SCROUNGED

Whenever I go to our town’s transfer station (formerly called “the dump”), I am always on the lookout for useful items that have been discarded. While our transfer station doesn’t have an actual swap building—how I wish it did—it does have a table where people can put things that are still somewhat useful. There is also a huge box for discarded books, and I have found a gem or two in there.

Unfortunately, not everyone uses the table. A while back, when I was at the transfer station, I saw a man throw three perfectly good braided chair pads—they looked as though they were brand new—into the central pit. As it happens, those chair pads were exactly what I had in mind for the chairs around our dining room table, and three would have brought me half-way to my goal. Why would he just throw the chair pads away? It was beyond my comprehension. I stared at the chair pads for quite a while, considering how I might retrieve them, and I felt very bitter feelings toward this man for just flinging the pads into the pit.

However, I knew they were lost. Steve Knight, who teaches science at the high school, recently told me that he is no longer allowed to retrieve items from the pit. He was told that it’s too dangerous, which, of course, it is.  A funny story about Steve Knight, who is such a dedicated scrounger that he makes me look like a piker: Not long ago, someone asked Margy, his wife, if Steve had retired from his job at the high school to work at the transfer station. Steve was at the transfer station so often and seemed so much a part of things that it looked as though he worked there. No, Margy replied, laughing, Steve has not retired from teaching science at the high school. He just likes scrounging at the transfer station.

A couple of weeks ago, I found something at the transfer station that almost made up for the chair pads. It was a blender, an Osterizer, quite dirty but with an intact glass carafe. For a few minutes I debated with myself. Should I take it home? Technically, we don’t need a blender. We have a food processor and an immersion blender. But there are times when only an actual blender will do the trick, say, when you want crushed ice for some kind of drink or a really smooth smoothie. There was also the distinct possibility that it didn’t work, that it really was trash. Finally I grabbed it, thinking, “Oh, what the heck! What’s the worst that can happen? It won’t work, and then I’ll bring it back next week.”

Now, I have often and openly admitted how unhandy I am, and it really is a trial. Luckily, I am married to a man who is quite handy, and after fiddling with the blender, my husband, Clif, said, “Well, it doesn’t work, but it’s not because the motor is shot.” Rather, it was because someone had foolishly put the little rubber gasket under the blade, thus ruining both. A quick Internet search revealed that we could order the gasket and blade for $6.50 with free shipping. Clif ordered them that day.

We put the glass carafe and the cover in our dish washer to give them a good cleaning, and we scrubbed the base with window cleaner and rubbing alcohol until the base was so shiny that I could see my own reflection in it.

A week later, the blade and gasket came in. Clif assembled the blender, and violà! It worked. Smooth smoothies and crushed ice, here we come. Just in time for summer.
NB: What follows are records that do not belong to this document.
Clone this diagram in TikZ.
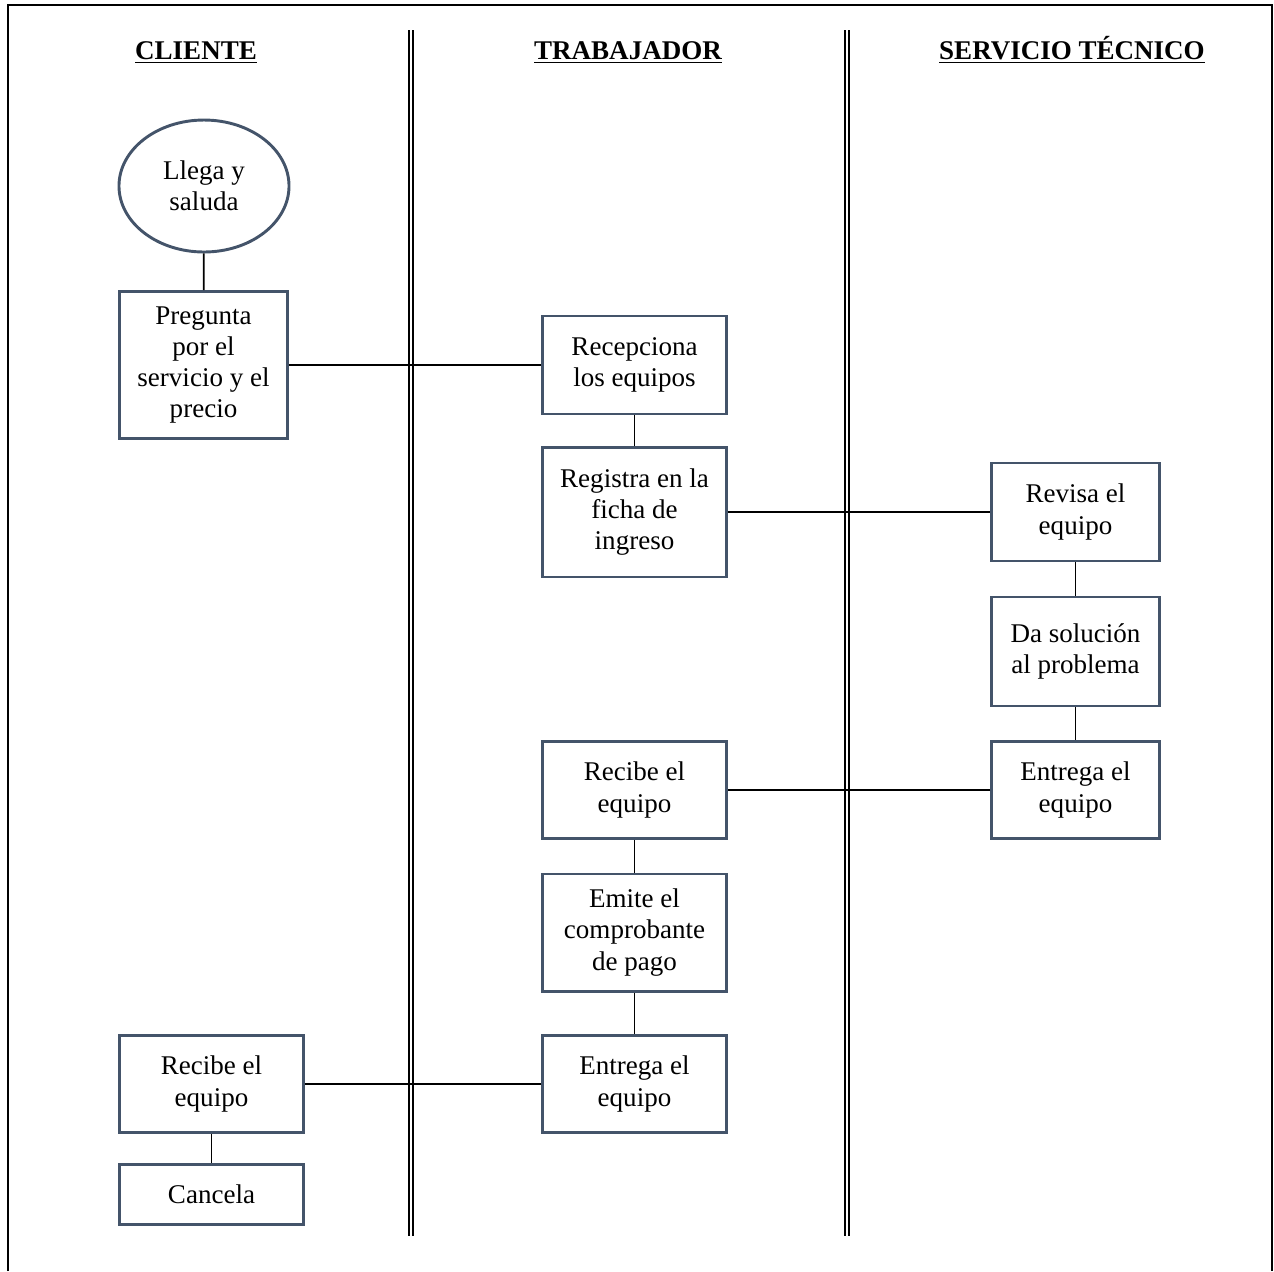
\documentclass[tikz,border=0pt,12pt]{standalone}
\usepackage{fontspec}
\setmainfont{Liberation Serif}
\usepackage{xcolor}
\usetikzlibrary{positioning,shapes.geometric}
\definecolor{boxblue}{HTML}{44546A}

\begin{document}
\begin{tikzpicture}[
    x=0.444pt,y=-0.444pt,
    txt/.style={font=\fontsize{12}{13.8}\selectfont,align=center,inner sep=0pt},
    paso/.style={txt,rectangle,draw=boxblue,line width=1.3pt,minimum width=81.3pt},
    pasoN/.style={paso,minimum width=74.2pt},
    inicio/.style={txt,ellipse,draw=boxblue,line width=1.3pt,minimum width=75.5pt,minimum height=58.6pt},
    head/.style={font=\fontsize{12}{13.8}\selectfont\bfseries,inner sep=0pt,anchor=base},
    link/.style={black,line width=0.75pt},
    carril/.style={black,line width=0.6pt},
]
\useasboundingbox (0,0) rectangle (1274,1271);

% ---- marco y carriles ----
\draw[line width=0.9pt] (8,1271) -- (8,5) -- (1272,5) -- (1272,1271);
\foreach \x in {409,413,845,849}
  \draw[carril] (\x,30) -- (\x,1236);

\node[head] (hC) at (196,59) {\underline{CLIENTE}};
\node[head] (hT) at (628,59) {\underline{TRABAJADOR}};
\node[head] (hS) at (1072,59) {\underline{SERVICIO TÉCNICO}};

% ---- cliente ----
\node[inicio] (llega) at (204,186) {Llega y\\saluda};
\node[pasoN,minimum height=65.3pt] (pregunta) at (203.5,365) {Pregunta\\por el\\servicio y el\\precio};
\node[paso,minimum height=43pt] (recibeC) at (211.5,1084) {Recibe el\\equipo};
\node[paso,minimum height=27pt] (cancela) at (211.5,1194.5) {Cancela};

% ---- trabajador ----
\node[paso,minimum height=43.5pt] (recep) at (634.5,365) {Recepciona\\los equipos};
\node[paso,minimum height=57.7pt] (registra) at (634.5,512) {Registra en la\\ficha de\\ingreso};
\node[paso,minimum height=43pt] (recibeT) at (634.5,790) {Recibe el\\equipo};
\node[paso,minimum height=52pt] (emite) at (634.5,932.5) {Emite el\\comprobante\\de pago};
\node[paso,minimum height=43pt] (entregaT) at (634.5,1084) {Entrega el\\equipo};

% ---- servicio tecnico ----
\node[pasoN,minimum height=43.5pt] (revisa) at (1075.5,512) {Revisa el\\equipo};
\node[pasoN,minimum height=48.4pt] (solucion) at (1075.5,651.5) {Da solución\\al problema};
\node[pasoN,minimum height=43pt] (entregaS) at (1075.5,790) {Entrega el\\equipo};

% ---- conexiones ----
\draw[link] (llega) -- (pregunta);
\draw[link] (pregunta) -- (recep);
\draw[link] (recep) -- (registra);
\draw[link] (registra) -- (revisa);
\draw[link] (revisa) -- (solucion);
\draw[link] (solucion) -- (entregaS);
\draw[link] (entregaS) -- (recibeT);
\draw[link] (recibeT) -- (emite);
\draw[link] (emite) -- (entregaT);
\draw[link] (entregaT) -- (recibeC);
\draw[link] (recibeC) -- (cancela);

\end{tikzpicture}
\end{document}
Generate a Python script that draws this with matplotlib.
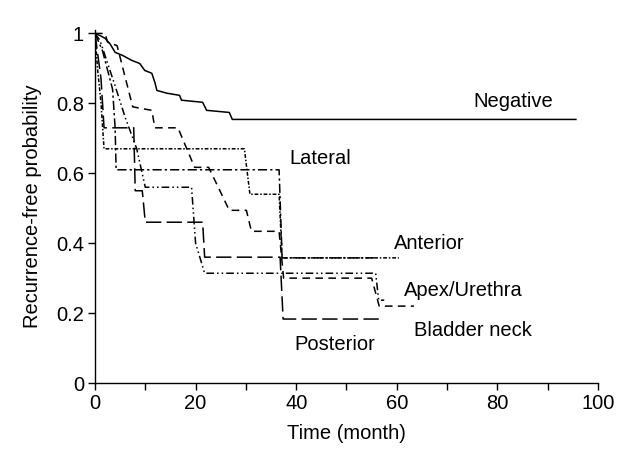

There are, of course, a couple of morals to this story. First, we got a perfectly good blender for $6.50. We also saved the blender from going into the trash before its time and adding to the mountain—and I mean this literally—of trash in a landfill just outside of Bangor.

But there is also a larger story. In this country, there is such a surplus that people throw away perfectly good items before they are truly trash. I’ve reflected on this as I buy hardly-worn clothes at the consignment shop in town. Who would get rid of such nice clothes? Lucky for me, some women do, and thanks to them, I can spend my money on things that really matter—a handmade pottery platter for a bridal shower present, a meal at a local restaurant, a CSA share from Farmer Kev, organic food. A play at the Theater at Monmouth.

So while a part of me cluck, clucks over such wastefulness, a part of me is glad to be the recipient of such items.